I’ve created created two scorecards, a time series chart and a table (with filtering) showing off the previous month’s data. The filters on the table affected both sets of data.
Below you can see that when I click ‘Organic Search’ on the Extracted Data table, the Extracted data time series and scorecards are filtered quicker than the normal Google Analytics data.
If I click ‘Direct’ on the regular data table, the Extracted data time series, scorecards and table also filter sooner than the regular data.
This gives an idea of what using extracted data can do. Sometimes speed can be an issue with reports, particularly if you are sharing them with colleagues who don’t normally use Data Studio.
For example, if you are sharing a report with your manager or CEO you want the data to be quickly accessible. If they have to wait for charts and tables to load, they could get frustrated. Therefore using Extracted Data could be a way to ensure your report loads correctly and is fast and seamless to sue.

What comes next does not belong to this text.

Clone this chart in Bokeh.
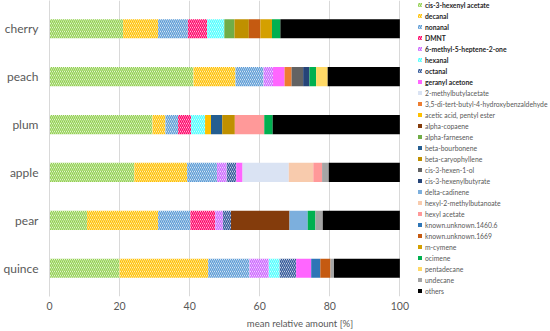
from bokeh.plotting import figure
from bokeh.models import Legend, LegendItem, ColumnDataSource, FixedTicker, FactorRange
from bokeh.transform import stack
from bokeh.embed import file_html
from bokeh.resources import INLINE

fruits = ["cherry", "peach", "plum", "apple", "pear", "quince"]

# values per fruit (cherry, peach, plum, apple, pear, quince), mean relative amount [%]
cis3_hexenyl_acetate = [21.0, 41.1, 29.4, 24.2, 10.7, 20.0]
decanal = [10.0, 12.0, 3.7, 15.1, 20.3, 25.3]
nonanal = [8.5, 8.0, 3.6, 8.5, 9.2, 11.8]
dmnt = [5.5, 0, 3.7, 0, 7.1, 0]
methyl_heptenone = [0, 2.7, 0, 2.8, 2.2, 5.5]
hexanal = [4.9, 0, 4.0, 0, 0, 3.1]
octanal = [0, 0, 0, 2.7, 2.3, 4.7]
geranyl_acetone = [0, 3.3, 0, 1.8, 0, 4.3]
methylbutylacetate = [0, 0, 0, 13.2, 0, 0]
di_tert_butyl = [0, 2.0, 0, 0, 0, 0]
pentyl_acetate = [0, 0, 1.7, 0, 0, 0]
alpha_copaene = [0, 0, 0, 0, 16.7, 0]
alpha_farnesene = [2.9, 0, 0, 0, 0, 0]
beta_bourbonene = [0, 0, 3.2, 0, 0, 0]
beta_caryophyllene = [4.1, 0, 3.6, 0, 0, 0]
cis3_hexen_1_ol = [0, 3.3, 0, 0, 0, 0]
cis3_hexenylbutyrate = [0, 1.8, 0, 0, 0, 0]
delta_cadinene = [0, 0, 0, 0, 5.2, 0]
hexyl_methylbutanoate = [0, 0, 0, 7.0, 0, 0]
hexyl_acetate = [0, 0, 8.4, 2.5, 0, 0]
known_1460 = [0, 0, 0, 0, 0, 2.6]
known_1669 = [3.3, 0, 0, 0, 0, 2.9]
m_cymene = [3.3, 0, 0, 0, 0, 0]
ocimene = [2.4, 1.9, 2.4, 0, 2.2, 0]
pentadecane = [0, 3.3, 0, 0, 0, 0]
undecane = [0, 0, 0, 1.9, 2.1, 1.0]
others = [34.1, 20.6, 36.3, 20.3, 22.0, 18.8]

x_ticks = [0, 20, 40, 60, 80, 100]

series = [
    ("cis-3-hexenyl acetate", cis3_hexenyl_acetate, "#92D050", True),
    ("decanal", decanal, "#FFC000", True),
    ("nonanal", nonanal, "#5B9BD5", True),
    ("DMNT", dmnt, "#FF0066", True),
    ("6-methyl-5-heptene-2-one", methyl_heptenone, "#CC66FF", True),
    ("hexanal", hexanal, "#4DFFFF", True),
    ("octanal", octanal, "#2F5597", True),
    ("geranyl acetone", geranyl_acetone, "#FF66FF", False),
    ("2-methylbutylacetate", methylbutylacetate, "#DAE3F3", False),
    ("3,5-di-tert-butyl-4-hydroxybenzaldehyde", di_tert_butyl, "#ED7D31", False),
    ("acetic acid, pentyl ester", pentyl_acetate, "#FFC000", False),
    ("alpha-copaene", alpha_copaene, "#843C0C", False),
    ("alpha-farnesene", alpha_farnesene, "#70AD47", False),
    ("beta-bourbonene", beta_bourbonene, "#255E91", False),
    ("beta-caryophyllene", beta_caryophyllene, "#BF9000", False),
    ("cis-3-hexen-1-ol", cis3_hexen_1_ol, "#636363", False),
    ("cis-3-hexenylbutyrate", cis3_hexenylbutyrate, "#264478", False),
    ("delta-cadinene", delta_cadinene, "#7CAFDD", False),
    ("hexyl-2-methylbutanoate", hexyl_methylbutanoate, "#F8CBAD", False),
    ("hexyl acetate", hexyl_acetate, "#FF9999", False),
    ("known.unknown.1460.6", known_1460, "#2E75B6", False),
    ("known.unknown.1669", known_1669, "#C55A11", False),
    ("m-cymene", m_cymene, "#D4A000", False),
    ("ocimene", ocimene, "#00B050", False),
    ("pentadecane", pentadecane, "#FFD966", False),
    ("undecane", undecane, "#A5A5A5", False),
    ("others", others, "#000000", False),
]

data = {"fruit": fruits}
keys = []
for i, (name, vals, col, hat) in enumerate(series):
    k = "s%d" % i
    data[k] = vals
    keys.append(k)
source = ColumnDataSource(data)


def style_kw(col, hat):
    if hat:
        return dict(fill_color="white", hatch_pattern="\\", hatch_color=col,
                    hatch_scale=4, hatch_weight=1.4, line_color=None)
    return dict(fill_color=col, line_color=None)


y_range = FactorRange(factors=fruits[::-1], range_padding=0.09,
                      range_padding_units="absolute")

# the plot frame also spans the legend area on the right (x axis stops at 100)
p = figure(width=550, height=331, y_range=y_range, x_range=(0, 143),
           output_backend="svg", toolbar_location=None,
           min_border_left=49, min_border_right=0, min_border_top=0, min_border_bottom=0)
p.outline_line_color = None

items = []
for i, (name, vals, col, hat) in enumerate(series):
    r = p.hbar(y="fruit", height=0.4, left=stack(*keys[:i]), right=stack(*keys[:i + 1]),
               source=source, **style_kw(col, hat))
    items.append(LegendItem(label=name, renderers=[r]))

p.xaxis.ticker = FixedTicker(ticks=x_ticks)
p.xaxis.bounds = (0, 100)
p.xaxis.axis_label = "mean relative amount [%]"
p.xaxis.axis_line_color = None
p.xaxis.major_tick_line_color = None
p.xaxis.minor_tick_line_color = None
p.xaxis.major_tick_out = 0
p.xaxis.major_tick_in = 0
p.xaxis.minor_tick_out = 0
p.xaxis.major_label_standoff = 5
p.xaxis.major_label_text_font = "Lato"
p.xaxis.major_label_text_font_size = "10.5px"
p.xaxis.major_label_text_color = "#595959"
p.xaxis.axis_label_text_font = "Lato"
p.xaxis.axis_label_text_font_size = "9.5px"
p.xaxis.axis_label_text_font_style = "normal"
p.xaxis.axis_label_text_color = "#595959"
p.xaxis.axis_label_standoff = 5

p.yaxis.axis_line_color = "#D9D9D9"
p.yaxis.major_tick_line_color = None
p.yaxis.minor_tick_line_color = None
p.yaxis.major_tick_out = 0
p.yaxis.major_tick_in = 0
p.yaxis.major_label_standoff = 11
p.yaxis.major_label_text_font = "Lato"
p.yaxis.major_label_text_font_size = "12px"
p.yaxis.major_label_text_color = "#595959"

p.xgrid.grid_line_color = "#D9D9D9"
p.ygrid.grid_line_color = None


def make_legend(its, loc, color, style):
    return Legend(items=its, location=loc, orientation="vertical",
                  label_text_font="Lato", label_text_font_size="6.8px",
                  label_text_color=color, label_text_font_style=style,
                  glyph_width=5, glyph_height=5, label_height=9, label_standoff=3,
                  spacing=2, padding=0, margin=0, border_line_color=None,
                  background_fill_alpha=0)


leg1 = make_legend(items[:8], (368, 210), "#262626", "bold")
leg2 = make_legend(items[8:], (368, 1), "#595959", "normal")
p.add_layout(leg1, "center")
p.add_layout(leg2, "center")

open("out.html", "w").write(file_html(p, INLINE))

Below is the actual Data Studio report. You can play around and see if you notice differences in speed between the Extracted data and regular data.
Difference in number of Users
You’ll notice the number of Users are different between the Extracted Data and the regular Google Analytics data.

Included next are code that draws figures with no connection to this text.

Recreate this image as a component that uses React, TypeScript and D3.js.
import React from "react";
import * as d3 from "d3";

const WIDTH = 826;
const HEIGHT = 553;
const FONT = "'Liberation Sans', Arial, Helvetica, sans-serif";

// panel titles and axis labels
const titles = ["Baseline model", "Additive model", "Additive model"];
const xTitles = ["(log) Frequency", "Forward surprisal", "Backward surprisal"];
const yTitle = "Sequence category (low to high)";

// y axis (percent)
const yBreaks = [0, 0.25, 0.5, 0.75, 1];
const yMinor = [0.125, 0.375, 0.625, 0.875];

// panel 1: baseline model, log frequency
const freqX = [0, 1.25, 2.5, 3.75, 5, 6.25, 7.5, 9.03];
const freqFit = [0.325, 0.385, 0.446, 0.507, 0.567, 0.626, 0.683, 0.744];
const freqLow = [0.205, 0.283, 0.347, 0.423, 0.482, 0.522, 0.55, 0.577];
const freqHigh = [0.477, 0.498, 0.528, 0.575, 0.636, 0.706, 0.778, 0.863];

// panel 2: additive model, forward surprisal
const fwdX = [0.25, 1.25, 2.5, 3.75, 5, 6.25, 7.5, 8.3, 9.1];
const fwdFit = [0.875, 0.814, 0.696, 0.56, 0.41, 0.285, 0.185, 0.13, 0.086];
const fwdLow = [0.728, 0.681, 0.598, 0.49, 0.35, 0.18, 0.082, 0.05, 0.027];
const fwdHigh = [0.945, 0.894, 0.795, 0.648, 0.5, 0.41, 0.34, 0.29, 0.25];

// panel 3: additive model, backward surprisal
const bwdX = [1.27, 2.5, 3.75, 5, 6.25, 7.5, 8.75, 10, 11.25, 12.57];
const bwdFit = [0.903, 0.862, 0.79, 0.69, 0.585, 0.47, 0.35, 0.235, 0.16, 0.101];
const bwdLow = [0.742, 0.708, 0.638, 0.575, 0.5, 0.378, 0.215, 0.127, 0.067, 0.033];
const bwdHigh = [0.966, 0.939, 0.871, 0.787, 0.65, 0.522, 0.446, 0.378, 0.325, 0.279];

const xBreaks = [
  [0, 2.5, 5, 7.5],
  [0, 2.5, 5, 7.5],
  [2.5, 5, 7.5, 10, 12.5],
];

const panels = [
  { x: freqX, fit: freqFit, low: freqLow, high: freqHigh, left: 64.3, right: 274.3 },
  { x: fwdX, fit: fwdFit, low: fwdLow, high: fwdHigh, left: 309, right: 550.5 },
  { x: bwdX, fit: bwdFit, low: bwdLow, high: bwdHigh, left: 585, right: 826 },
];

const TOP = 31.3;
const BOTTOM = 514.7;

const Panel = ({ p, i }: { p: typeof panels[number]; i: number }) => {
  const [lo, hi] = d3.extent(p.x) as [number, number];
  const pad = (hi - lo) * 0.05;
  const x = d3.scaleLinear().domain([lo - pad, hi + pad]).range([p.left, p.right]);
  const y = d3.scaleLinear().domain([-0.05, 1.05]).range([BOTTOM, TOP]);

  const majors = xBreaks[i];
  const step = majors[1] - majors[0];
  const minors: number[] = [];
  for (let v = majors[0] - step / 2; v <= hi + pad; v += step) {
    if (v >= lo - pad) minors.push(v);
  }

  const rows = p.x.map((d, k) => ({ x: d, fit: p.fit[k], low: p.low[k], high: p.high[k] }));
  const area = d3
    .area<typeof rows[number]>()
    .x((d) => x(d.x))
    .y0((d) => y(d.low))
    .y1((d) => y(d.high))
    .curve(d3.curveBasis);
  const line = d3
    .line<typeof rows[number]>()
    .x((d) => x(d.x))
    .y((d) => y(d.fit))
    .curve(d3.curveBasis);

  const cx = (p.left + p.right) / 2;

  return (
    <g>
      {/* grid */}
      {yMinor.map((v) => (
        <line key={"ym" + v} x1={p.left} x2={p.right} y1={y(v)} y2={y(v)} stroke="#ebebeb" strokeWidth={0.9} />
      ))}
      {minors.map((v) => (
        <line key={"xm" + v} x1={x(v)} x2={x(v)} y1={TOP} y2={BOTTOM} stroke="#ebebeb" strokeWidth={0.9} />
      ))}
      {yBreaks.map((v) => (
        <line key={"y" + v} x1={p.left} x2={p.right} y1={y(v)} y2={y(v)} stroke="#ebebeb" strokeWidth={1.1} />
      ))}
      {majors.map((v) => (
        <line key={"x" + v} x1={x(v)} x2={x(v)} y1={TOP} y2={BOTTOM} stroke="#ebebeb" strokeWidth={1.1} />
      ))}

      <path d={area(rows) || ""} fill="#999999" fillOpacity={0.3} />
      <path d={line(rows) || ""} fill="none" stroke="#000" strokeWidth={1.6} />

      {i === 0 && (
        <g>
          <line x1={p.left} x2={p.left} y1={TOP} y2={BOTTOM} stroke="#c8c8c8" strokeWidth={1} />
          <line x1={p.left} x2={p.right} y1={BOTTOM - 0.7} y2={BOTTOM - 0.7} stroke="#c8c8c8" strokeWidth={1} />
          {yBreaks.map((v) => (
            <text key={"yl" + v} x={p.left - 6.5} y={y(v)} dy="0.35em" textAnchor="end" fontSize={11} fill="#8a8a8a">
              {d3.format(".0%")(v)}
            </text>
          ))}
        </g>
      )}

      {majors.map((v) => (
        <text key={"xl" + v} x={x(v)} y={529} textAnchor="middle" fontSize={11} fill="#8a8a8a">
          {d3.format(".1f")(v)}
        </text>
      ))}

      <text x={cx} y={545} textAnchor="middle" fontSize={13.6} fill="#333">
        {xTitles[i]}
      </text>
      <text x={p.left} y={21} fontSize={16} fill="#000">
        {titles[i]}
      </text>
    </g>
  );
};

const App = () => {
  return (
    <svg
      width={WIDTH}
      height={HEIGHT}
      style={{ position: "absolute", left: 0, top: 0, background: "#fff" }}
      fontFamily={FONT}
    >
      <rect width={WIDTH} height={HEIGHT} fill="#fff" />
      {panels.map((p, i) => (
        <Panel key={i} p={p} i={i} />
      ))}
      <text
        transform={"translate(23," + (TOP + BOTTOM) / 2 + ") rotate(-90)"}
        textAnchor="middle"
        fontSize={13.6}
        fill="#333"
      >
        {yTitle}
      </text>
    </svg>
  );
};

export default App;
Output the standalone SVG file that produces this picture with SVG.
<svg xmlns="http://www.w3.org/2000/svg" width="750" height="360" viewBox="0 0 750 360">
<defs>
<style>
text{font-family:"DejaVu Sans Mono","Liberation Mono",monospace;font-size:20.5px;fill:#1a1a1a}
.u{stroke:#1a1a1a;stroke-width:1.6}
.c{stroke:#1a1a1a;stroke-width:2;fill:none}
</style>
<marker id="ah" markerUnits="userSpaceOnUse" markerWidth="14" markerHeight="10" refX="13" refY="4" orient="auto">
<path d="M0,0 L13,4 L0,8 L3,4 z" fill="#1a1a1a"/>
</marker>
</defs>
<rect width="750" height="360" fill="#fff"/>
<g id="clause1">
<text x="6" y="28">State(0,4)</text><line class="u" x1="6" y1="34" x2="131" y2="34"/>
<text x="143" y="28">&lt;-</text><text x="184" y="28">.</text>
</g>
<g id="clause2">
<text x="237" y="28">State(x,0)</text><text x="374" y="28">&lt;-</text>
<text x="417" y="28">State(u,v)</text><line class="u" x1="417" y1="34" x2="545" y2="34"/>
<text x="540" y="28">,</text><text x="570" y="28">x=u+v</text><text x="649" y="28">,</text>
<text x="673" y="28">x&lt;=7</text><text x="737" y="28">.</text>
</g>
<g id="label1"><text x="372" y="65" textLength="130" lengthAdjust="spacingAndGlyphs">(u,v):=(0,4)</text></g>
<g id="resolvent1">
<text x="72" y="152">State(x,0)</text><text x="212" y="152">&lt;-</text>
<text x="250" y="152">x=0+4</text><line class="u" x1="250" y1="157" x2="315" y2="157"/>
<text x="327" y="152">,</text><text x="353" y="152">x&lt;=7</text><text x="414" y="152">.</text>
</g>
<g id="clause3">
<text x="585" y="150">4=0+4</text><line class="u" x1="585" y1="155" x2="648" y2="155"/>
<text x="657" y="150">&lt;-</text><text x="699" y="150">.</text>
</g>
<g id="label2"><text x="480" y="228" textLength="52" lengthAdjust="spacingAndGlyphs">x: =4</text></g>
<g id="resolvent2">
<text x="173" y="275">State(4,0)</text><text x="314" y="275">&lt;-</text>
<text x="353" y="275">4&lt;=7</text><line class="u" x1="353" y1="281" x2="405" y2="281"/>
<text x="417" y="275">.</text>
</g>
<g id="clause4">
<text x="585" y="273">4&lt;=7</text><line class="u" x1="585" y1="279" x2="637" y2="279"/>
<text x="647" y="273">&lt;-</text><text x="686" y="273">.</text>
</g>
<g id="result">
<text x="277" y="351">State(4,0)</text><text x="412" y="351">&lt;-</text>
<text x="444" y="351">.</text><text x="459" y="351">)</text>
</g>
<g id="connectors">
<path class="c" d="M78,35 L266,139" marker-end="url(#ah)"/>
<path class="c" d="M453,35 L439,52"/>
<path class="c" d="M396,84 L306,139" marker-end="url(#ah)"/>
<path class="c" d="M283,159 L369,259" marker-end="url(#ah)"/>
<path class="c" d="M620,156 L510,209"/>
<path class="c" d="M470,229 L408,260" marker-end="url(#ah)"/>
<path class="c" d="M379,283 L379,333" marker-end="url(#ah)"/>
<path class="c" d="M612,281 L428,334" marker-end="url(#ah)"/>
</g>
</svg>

For example, the number of Users in the extracted data is 6820.
The number of number of Users in the regular data is 5804. Almost one thousand fewer Users.
Why is this the case?
According to Bounteous;
“Contrary to popular belief, the Users metric in standard Google Analytics views doesn’t really represent individual users and people. Rather, this number is based on a cookie that is set by the user’s browser. That means if you access the website from a different browser or device, you might be counted as multiple users.”
Therefore the difference in Users numbers is likely due to the time frame specified by the extracted data and the full time frame allowed in the regular Google Analytics data.
I hope you enjoyed this post, and know a bit more about using the Extract Data connector in Google Data Studio.
My Other Blog Posts
If you liked this article you might like my other blog posts.
Hi! Thank you for your blog post. I tried it out today and for some reason it didn’t work and showed “no data” (I kept an eye on dates!) Anyway, the speed was why I wanted to extract data. I’ll try again next week 😉
Hi again. I played around with data extracting, and I got… garbage. I searched the topic again and I found this article: https://www.tribalism.com.au/2020/06/17/google-analytics-data-studio-data-extract-discrepancies.html
That’s exactly what happened in my case: data was not consistent and some of metrics don’t work at all (bounce rate, to name one of them). Apparently data extraction is good only for some cases, and only for some metrics. Well… Disappointing.
Hey Sorry to hear that! Hope you figure it out!
Hi, I’ve my own connector that serves data from csv files with a ClientId parameter, so when a client, for example, ClientId 10 sees a report, it loads automatically a csv with only ClientId 10 data (every ClientId has his own csv, and the connector resolves what csv has to load using a parameter).
How does the Extract data connector works in this case? I mean, when I update my data, does this connector gets data from what csv file? Every client? Or how do I have to configure the connector so when a ClientId sees a report, he visualices his own data and not another ClientId.
Thanks
Hey, this is great. Could you help me with an issue I found with data sources created using the Extract Data? The Extracted data source cannot work with different date ranges as the user desires by using the date range controller in any dashboard. Charts using the extracted data source don’t change the data when selecting different date ranges; the metrics remain in the total value of the date range set when the data source was created. I may be missing something. Do you have any example where the extract data change according to different date ranges, weekly, quarterly, or annually? Also, checking your demo on this page, I found the same issue. Thanks
Did you confirm that the chart was now connected to the new extracted data source, and that the date field in the new extracted data source was placed in the “Date Range Dimension” field?
When comparing the users data across original ga4 connector and extract data source there is a discrepancy why?
Here when we are extracting the data then it was calculating the sum of those users .
Is there any way to get the extracted users data same as the Original GA4 connector data
Sorry I’m not 100% sure of the reason you’d need to consult the GA4 documentation.